The Headless Leviathan


                It never occurred to Thomas Hobbes when he was describing the war of all against all that is the state of nature that the primary fact about humans could be anything other than the isolated individual. In fact it hardly ever occurs to anyone. Our experience of being a self is so strong. But our perspective being an individual gives us both the insight no other race from another planet could match into our being and a blindness, like the blindness every individual would have about his own face if not for mirrors. It never occurred to Hobbes that the default state of humanity was the group: the family, the tribe, the “race,” the nation, that we have this in common with ants and bees and elephants and gorillas. Our self is an expression of our role in the social unit at least as much as it is an expression of something innate, something, perhaps, we were born with or that, à la Freud, manifested and set in infancy. The self is fungible. The tyrannical group identity dictates certain roles and selves will always manifest to fill them, like an angel fish changing sex to keep the species going. Every classroom has a clown and a drama queen and a bully. This is why mobs act like mobs. This is why, when law cannot hold them down, every country, every culture has is terrorists.

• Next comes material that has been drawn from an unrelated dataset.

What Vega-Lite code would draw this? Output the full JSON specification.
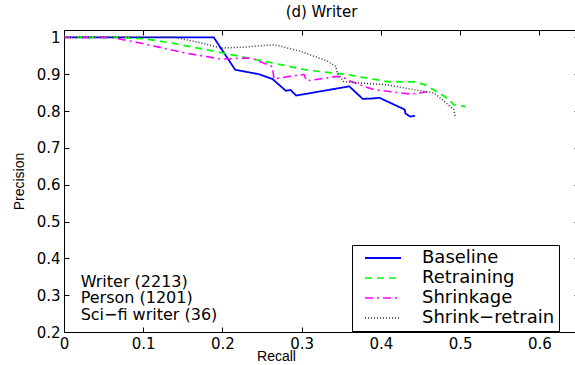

                Unlike ants and elephants however human societies like human beings are in constant flux. Every classroom and every sports team and every neighborhood and every taste in music, every state and nation and gender and “race,” and church and state of being is at any moment its own organism. Could anything be more absurd than burning cars and killing strangers because your Spartans or your Red Sox won (or lost) the championship? The group organism, the anonymous group self (we can find this self in literature like nowhere else) takes control then. But it’s only the individual who is ever put in jail. We put them in jail because they exercised their part in the same group self that we are all subject to under the right conditions, depending on the moment’s need. (That’s why jails, though we cannot do without them, never solve the problem and aren’t about rehabilitation. They’re about removing the catalyst of past violence, their about taking the burnt candle out of the infinite box of candles.) The group self has no soul. It is a leviathan but not one that we become through reasonable reflection. It is a leviathan we are by default, by instinct the way any animal feels when to hunt and when to flee. A leviathan without a head.